Liaocheng University (聊城大学 (Liáochéng dàxué)) is a comprehensive university located in Liaocheng City, Shandong Province, China.

== History ==
The university was established in 1974 as Shandong Teachers College (Liaocheng Branch). In 1981, the Liaocheng Branch was renamed to Liaocheng Teachers College. In 2002, after approval of the Ministry of Education, the university adopted its present name, Liaocheng University.

== Administration ==
Liaocheng University currently comprises 23 colleges, offering 26 first-level disciplines authorized to confer master's degrees, 21 categories of professional master's degree programs, and 74 undergraduate majors. Its academic programs span 13 major disciplinary fields, including philosophy, economics, law, education, literature, history, science, engineering, agriculture, management, arts, medicine, and interdisciplinary studies.
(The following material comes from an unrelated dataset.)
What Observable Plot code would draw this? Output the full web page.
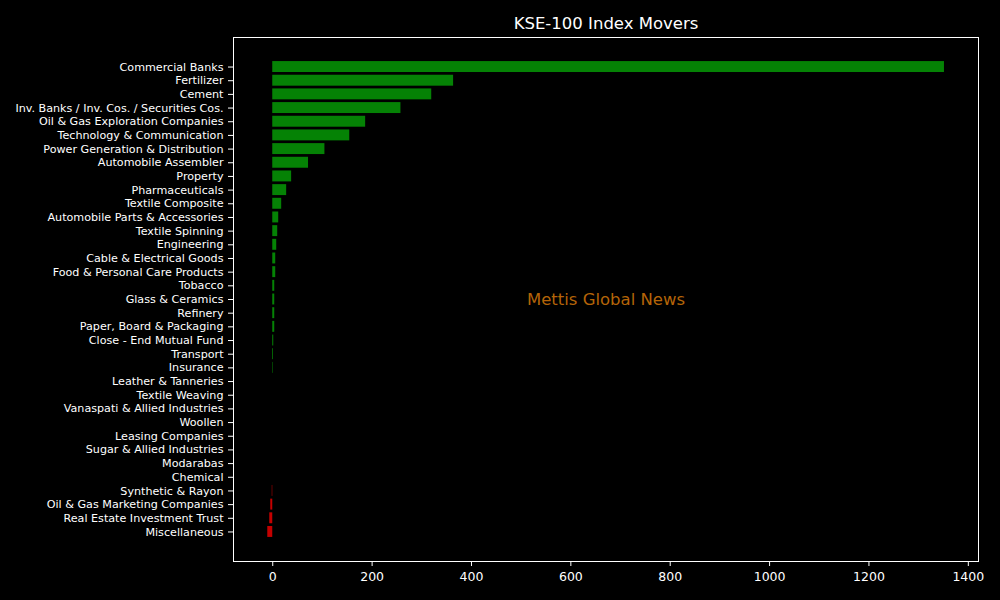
<!DOCTYPE html>
<html>
<head>
<meta charset="utf-8">
<script src="https://cdn.jsdelivr.net/npm/d3@7"></script>
<script src="https://cdn.jsdelivr.net/npm/@observablehq/plot@0.6"></script>
<style>
  html, body { margin: 0; padding: 0; background: #000; }
  #chart svg { display: block; }
</style>
</head>
<body>
<div id="chart"></div>
<script>
const sectors = [
  "Commercial Banks", "Fertilizer", "Cement", "Inv. Banks / Inv. Cos. / Securities Cos.",
  "Oil & Gas Exploration Companies", "Technology & Communication", "Power Generation & Distribution",
  "Automobile Assembler", "Property", "Pharmaceuticals", "Textile Composite",
  "Automobile Parts & Accessories", "Textile Spinning", "Engineering", "Cable & Electrical Goods",
  "Food & Personal Care Products", "Tobacco", "Glass & Ceramics", "Refinery",
  "Paper, Board & Packaging", "Close - End Mutual Fund", "Transport", "Insurance",
  "Leather & Tanneries", "Textile Weaving", "Vanaspati & Allied Industries", "Woollen",
  "Leasing Companies", "Sugar & Allied Industries", "Modarabas", "Chemical",
  "Synthetic & Rayon", "Oil & Gas Marketing Companies", "Real Estate Investment Trust", "Miscellaneous"
];
const points = [
  1352, 364, 320, 258,
  187, 155, 105,
  72, 38, 28, 18,
  12, 10, 8, 6,
  6, 4, 4, 4,
  4, 2, 1.5, 1,
  0, 0, 0, 0,
  0, 0, 0, 0,
  -1, -4, -6, -10
];
const xTicks = [0, 200, 400, 600, 800, 1000, 1200, 1400];
const titleText = "KSE-100 Index Movers";
const watermark = "Mettis Global News";

const data = sectors.map((s, i) => ({sector: s, value: points[i]}));

const chart = Plot.plot({
  width: 1000,
  height: 600,
  marginLeft: 233,
  marginRight: 22,
  marginTop: 37,
  marginBottom: 39,
  style: {background: "#000", color: "#fff", fontFamily: "DejaVu Sans, sans-serif", fontSize: "11px"},
  x: {domain: [-79, 1420.5], ticks: xTicks, label: null},
  y: {domain: sectors, paddingInner: 0.2, paddingOuter: 1.76, round: false, label: null},
  color: {type: "identity"},
  marks: [
    Plot.barX(data, {
      x: "value",
      y: "sector",
      fill: d => d.value >= 0 ? "#058205" : "#c40000"
    }),
    Plot.axisX({ticks: xTicks, tickFormat: d => String(d), tickSize: 5, tickPadding: 6, fontSize: 12.5, stroke: "#fff", label: null}),
    Plot.axisY({tickSize: 5, tickPadding: 5, fontSize: 11.15, stroke: "#fff", label: null}),
    Plot.frame({stroke: "#fff", strokeWidth: 1}),
    Plot.text([watermark], {
      frameAnchor: "middle",
      text: d => d,
      fill: "#b46408",
      fontSize: 16.5
    }),
    Plot.text([titleText], {
      frameAnchor: "top",
      text: d => d,
      dy: -20,
      fill: "#fff",
      fontSize: 16.5
    })
  ]
});
document.getElementById("chart").appendChild(chart);
</script>
</body>
</html>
The university is composed of the following faculties.

===Faculty structure===
- School of Chemistry and Chemical Engineering
- School of Literature
- School of Politics and Law
- School of Business
- School of History and Culture
- School of Foreign Languages
- School of Mathematics Science
- School of Physics Science and Information Engineering
- School of Education Science
- School of Physical Education
- School of Art
- School of Management
- School of Materials Science and Engineering
- School of Life Science
- School of Educational Technology and Mass Medium
- School of Environment and Planning
- School of Computer Science
- School of Agricultural Science
- School of Automobile and Transportation Engineering
- Dongchang College
- School of International Education
- College of Continual Education

== Research Center for Pacific Island Countries ==
The Research Center for Pacific Island Countries (RCPIC) at Liaocheng University, established in September 2012, is the first independent institution in mainland China dedicated to the study of Pacific Island countries. In March 2021, it was designated by the Ministry of Education of the People's Republic of China as one of the 48 key national institutes for area and country studies.
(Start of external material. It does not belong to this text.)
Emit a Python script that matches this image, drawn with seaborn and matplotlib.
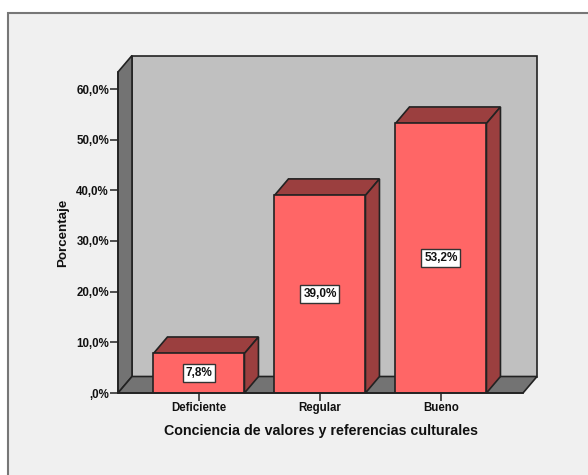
import matplotlib
matplotlib.use("Agg")
import matplotlib.pyplot as plt
from matplotlib.patches import Polygon, Rectangle
import pandas as pd
import seaborn as sns

categories = ["Deficiente", "Regular", "Bueno"]
percentages = [7.8, 39.0, 53.2]
y_ticks = [0, 10, 20, 30, 40, 50, 60]
x_label = "Conciencia de valores y referencias culturales"
y_label = "Porcentaje"

W, H = 588, 475
sns.set_theme(style="white")
plt.rcParams["font.family"] = ["Liberation Sans", "DejaVu Sans"]
plt.rcParams["font.weight"] = "bold"

fig = plt.figure(figsize=(W / 100, H / 100), dpi=100, facecolor="white")
fig.add_artist(Rectangle((8 / W, -0.01), 1, 1 - 13 / H + 0.01, transform=fig.transFigure,
                         facecolor="#f0f0f0", edgecolor="#777777", linewidth=1.5, zorder=-1))
left, right, bottom, top = 118, 523, 393, 72
ax = fig.add_axes([left / W, 1 - bottom / H, (right - left) / W, (bottom - top) / H])
ax.patch.set_visible(False)

df = pd.DataFrame({"cat": categories, "pct": percentages})
sns.barplot(data=df, x="cat", y="pct", ax=ax, color="#ff6666", saturation=1,
            width=0.752, edgecolor="#222222", linewidth=1.2, zorder=5)

x0, x1 = -0.669, 2.678
y0, y1 = 0, (bottom - top) / (304 / 60)
ax.set_xlim(x0, x1)
ax.set_ylim(y0, y1)
px_x = (x1 - x0) / (right - left)
px_y = (y1 - y0) / (bottom - top)
dx, dy = 14 * px_x, 16.5 * px_y

edge = "#222222"
def face(pts, color, z):
    ax.add_patch(Polygon(pts, closed=True, facecolor=color, edgecolor=edge,
                         linewidth=1.2, clip_on=False, zorder=z))

face([(x0 + dx, dy), (x1 + dx, dy), (x1 + dx, y1 + dy), (x0 + dx, y1 + dy)], "#c0c0c0", 1)
face([(x0, 0), (x0 + dx, dy), (x0 + dx, y1 + dy), (x0, y1)], "#737373", 2)
face([(x0, 0), (x1, 0), (x1 + dx, dy), (x0 + dx, dy)], "#737373", 2)

for bar in ax.containers[0]:
    a, b = bar.get_x(), bar.get_x() + bar.get_width()
    h = bar.get_height()
    face([(a, h), (b, h), (b + dx, h + dy), (a + dx, h + dy)], "#9b3f3f", 4)
    face([(b, 0), (b + dx, dy), (b + dx, h + dy), (b, h)], "#9b3f3f", 4)

ax.bar_label(ax.containers[0], labels=[f"{v:.1f}%".replace(".", ",") for v in percentages],
             label_type="center", fontsize=8.5, fontweight="bold", color="#111111", zorder=7,
             bbox=dict(boxstyle="square,pad=0.24", facecolor="white", edgecolor="#333333", linewidth=1.0))

ax.set_yticks(y_ticks)
ax.set_yticklabels(["," + "0%" if v == 0 else f"{v},0%" for v in y_ticks])
ax.set_xticks(range(len(categories)))
ax.set_xticklabels(categories)
ax.tick_params(axis="both", which="major", length=5.5, width=1.2, color="#333333",
               labelsize=8.3, labelcolor="#111111", pad=1, left=True, bottom=True)
ax.set_xlabel(x_label, fontsize=10.3, fontweight="bold", color="#111111", labelpad=7)
ax.set_ylabel(y_label, fontsize=9.6, fontweight="bold", color="#111111", labelpad=5)
sns.despine(ax=ax)
for s in ("left", "bottom"):
    ax.spines[s].set_color(edge)
    ax.spines[s].set_linewidth(1.2)
    ax.spines[s].set_zorder(6)
fig.savefig("out.png", dpi=100, facecolor=fig.get_facecolor())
RCPIC is widely regarded as the leading academic body for Pacific Island studies in mainland China. According to data from the China National Knowledge Infrastructure (CNKI), more than 70 percent of scholarly publications on Pacific Island countries in mainland China originate from this center. The center is also responsible for authoring major reference works, including the entry on Pacific Island countries in the third edition of the Chinese Encyclopedia, several volumes of the Series of National Conditions (Lieguozhi), and the annually published Blue Book of Pacific Island Countries.